Bart Ehrman’s new portrayal of Jesus is surprisingly sympathetic

RNS photo courtesy Rev. Lawrence Lew/Flickr

CHAPEL HILL, N.C. (RNS) For years, nonbelievers rejoiced at the publication of a new book by New Testament scholar Bart Ehrman, relishing the professor's pugnacious attacks on the cherished beliefs of evangelical Christians.

Bart Ehrman, Religious Studies at the University of North Carolina at Chapel Hill.

Bart Ehrman, Religious Studies at the University of North Carolina at Chapel Hill.

But in his latest offering, the University of North Carolina historian and author of such provocative titles as “Misquoting Jesus,” “Forged,” and “Jesus Interrupted,” targets the very crowd that formed the bulk of his audience.

In “Did Jesus Exist? The Historical Argument for Jesus of Nazareth,” Ehrman soundly refutes the arguments — sometimes made by atheists, agnostics and humanists — that early storytellers invented Jesus.

As Christians prepare to celebrate the resurrection of Jesus, Ehrman, an agnostic, convincingly demonstrates in clear, forceful prose that there was a historical Jesus, a Jewish teacher of the first century who was crucified by Pontius Pilate. As for the so-called “mythicists” who argue otherwise, Ehrman has some choice words: “sensationalist,” “wrongheaded,” and “amateurish.”

“They're driven by an ideological agenda, which is, they find organized religion to be dangerous and harmful and the chief organized religion in their environment is Christianity,” Ehrman said in an interview.

The fact that Ehrman is siding with Christians on the historical truth of Jesus does not indicate a change of heart, much less a conversion. Instead, he said, it's an attempt to say, “history matters.”

But for fellow nonbelievers, who cheered Ehrman's previous books as proof that evangelicals are wrong about many biblical claims, the latest publication seems like the beginnings of family feud, if not an outright betrayal.

Some have already suggested Ehrman is painting atheists with too broad a brush.

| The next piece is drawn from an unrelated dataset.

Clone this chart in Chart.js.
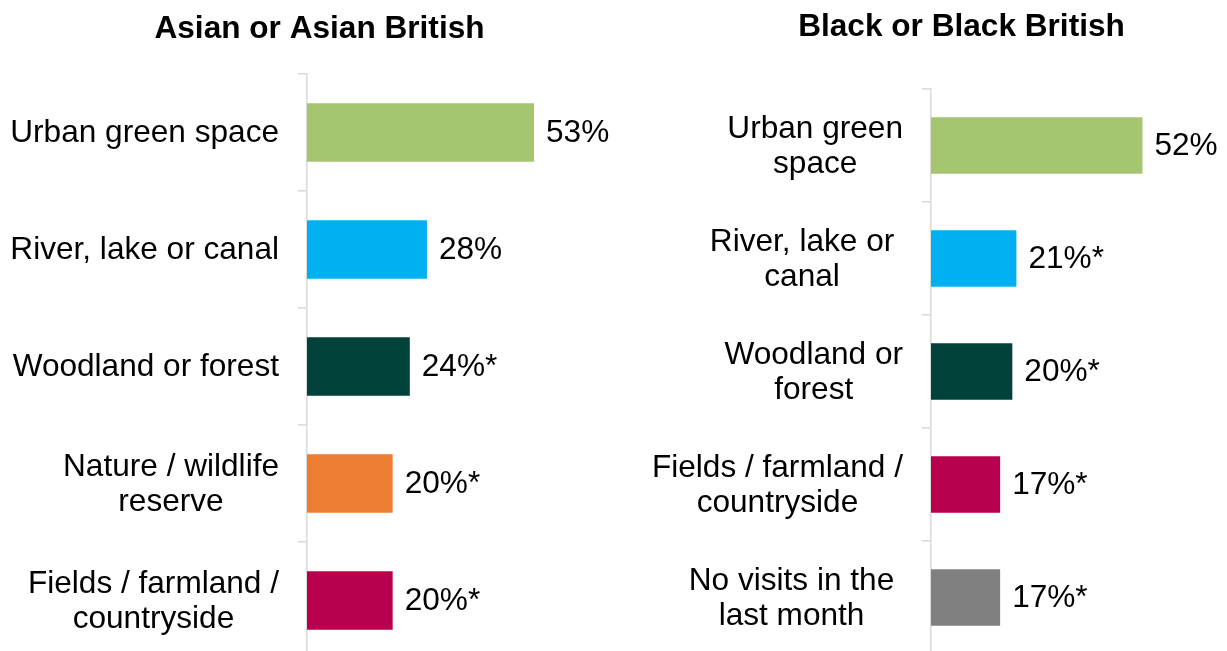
<!DOCTYPE html>
<html>
<head>
<meta charset="utf-8">
<script src="https://cdn.jsdelivr.net/npm/chart.js@4"></script>
<style>
  html, body { margin: 0; padding: 0; background: #ffffff; overflow: hidden; width: 1227px; height: 651px; }
  .panel { position: absolute; top: 0; }
  #asianWrap { left: 0; width: 640px; height: 680px; }
  #blackWrap { left: 640px; width: 587px; height: 680px; }
</style>
</head>
<body>
<div class="panel" id="asianWrap"><canvas id="asian" width="640" height="680"></canvas></div>
<div class="panel" id="blackWrap"><canvas id="black" width="587" height="680"></canvas></div>
<script>
// Asian or Asian British: places visited in the last month (%)
const asianTitle = 'Asian or Asian British';
const asianCategories = [
  ['Urban green space'],
  ['River, lake or canal'],
  ['Woodland or forest'],
  ['Nature / wildlife', 'reserve'],
  ['Fields / farmland /', 'countryside']
];
const asianValues = [53, 28, 24, 20, 20];
const asianMarks = ['', '', '*', '*', '*'];

// Black or Black British: places visited in the last month (%)
// (wrapped lines keep the trailing space left by the word wrap)
const blackTitle = 'Black or Black British';
const blackCategories = [
  ['Urban green', 'space'],
  ['River, lake or ', 'canal'],
  ['Woodland or', 'forest'],
  ['Fields / farmland /', 'countryside'],
  ['No visits in the ', 'last month']
];
const blackValues = [52, 21, 20, 17, 17];
const blackMarks = ['', '*', '*', '*', '*'];

const placeColours = {
  urban: '#A6C571',
  water: '#00B0F0',
  woodland: '#00413A',
  nature: '#ED7D31',
  fields: '#B8004E',
  none: '#808080'
};
const asianColours = [placeColours.urban, placeColours.water, placeColours.woodland, placeColours.nature, placeColours.fields];
const blackColours = [placeColours.urban, placeColours.water, placeColours.woodland, placeColours.fields, placeColours.none];

const FONT = '"Liberation Sans", Arial, Helvetica, sans-serif';
const TEXT_SIZE = 31.6;
const AXIS_GREY = '#D9D9D9';

// Draws the panel heading, the centred multi-line category labels and the value labels
const panelText = {
  id: 'panelText',
  afterDatasetsDraw(chart, args, opts) {
    const ctx = chart.ctx;
    const yScale = chart.scales.y;
    const area = chart.chartArea;
    ctx.save();
    ctx.fillStyle = '#000000';

    // heading
    ctx.font = 'bold ' + TEXT_SIZE + 'px ' + FONT;
    ctx.textAlign = 'center';
    ctx.textBaseline = 'middle';
    ctx.fillText(opts.title, opts.titleX, opts.titleY);

    // category labels: block right-aligned to the axis, each line centred within it
    ctx.font = TEXT_SIZE + 'px ' + FONT;
    const lineH = 35;
    const blockRight = area.left - 28;
    chart.data.labels.forEach((lines, i) => {
      const y = yScale.getPixelForTick(i);
      let widest = lines[0];
      lines.forEach(l => { if (ctx.measureText(l).width > ctx.measureText(widest).width) widest = l; });
      const rawW = ctx.measureText(widest).width;
      const visW = ctx.measureText(widest.trimEnd()).width;
      const cx = blockRight - rawW + visW / 2;
      const y0 = y - (lines.length - 1) * lineH / 2;
      lines.forEach((l, j) => ctx.fillText(l.trimEnd(), cx, y0 + j * lineH + 1));
    });

    // value labels at the end of each bar
    ctx.textAlign = 'left';
    const ds = chart.data.datasets[0];
    chart.getDatasetMeta(0).data.forEach((bar, i) => {
      ctx.fillText(ds.data[i] + '%' + opts.marks[i], bar.x + 12, bar.y + 1);
    });
    ctx.restore();
  }
};

function makePanel(canvasId, title, categories, values, marks, colours, layout) {
  return new Chart(document.getElementById(canvasId), {
    type: 'bar',
    data: {
      labels: categories,
      datasets: [{
        data: values,
        backgroundColor: colours,
        borderWidth: 0,
        categoryPercentage: 1.0,
        barPercentage: 0.5
      }]
    },
    options: {
      indexAxis: 'y',
      responsive: false,
      animation: false,
      devicePixelRatio: 1,
      layout: { padding: layout.padding },
      scales: {
        x: { display: false, min: 0, max: 60 },
        y: {
          grid: {
            display: true,
            drawOnChartArea: false,
            drawTicks: true,
            tickLength: 9,
            color: AXIS_GREY,
            lineWidth: 1.5,
            offset: true
          },
          border: { display: true, color: AXIS_GREY, width: 1.5 },
          ticks: { display: false },
          afterFit(scale) { scale.width = layout.axisWidth; }
        }
      },
      plugins: {
        legend: { display: false },
        title: { display: false },
        tooltip: { enabled: false },
        panelText: { title: title, titleX: layout.titleX, titleY: layout.titleY, marks: marks }
      }
    },
    plugins: [panelText]
  });
}

makePanel('asian', asianTitle, asianCategories, asianValues, asianMarks, asianColours, {
  padding: { top: 74, bottom: 21, left: 0, right: 76 },
  axisWidth: 307,
  titleX: 319.5,
  titleY: 29
});

makePanel('black', blackTitle, blackCategories, blackValues, blackMarks, blackColours, {
  padding: { top: 89, bottom: 26, left: 0, right: 52 },
  axisWidth: 291,
  titleX: 321.5,
  titleY: 27
});
</script>
</body>
</html>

“I don't personally know a single atheist who would deny that Jesus existed,” said Louise Antony, professor of philosophy at the University of Massachusetts Amherst. “It would be really unfair to suggest that it's part of being an atheist to deny the existence of Jesus as a historical person.”

Yet Ehrman who said he spent a summer boning up on mythicist books, such as “The Greatest Story Ever Sold,” and “The Jesus Mysteries,” sees a growing embrace of the position that Jesus was a fictional figure.

Ehrman said he had long received occasional emails from atheists and others asking him if he thought Jesus actually lived. Then last year, he accepted an award at a meeting of the American Humanist Association in Cambridge, Mass. While there, he was dismayed to find many humanists, who describe themselves as “good without God,” adhered to widely discredited notions that Jesus never lived.

Victorian glass in St. Etheldreda's Catholic church, Ely.

Victorian glass in St. Etheldreda's Catholic church, Ely.

It eventually dawned on him that the Jesus deniers were the flip side of the Christian fundamentalists he had long ago foresworn. Both were using Jesus to justify their relationship to Christianity.

“I keep telling Christians, they don't have to be afraid of the truth,” said Ehrman.  “The same thing applies to atheists and humanists. It's not going to kill them to think Jesus really existed.”

Largely missing from the quarrel is an acknowledgement of how far atheists and agnostics have come.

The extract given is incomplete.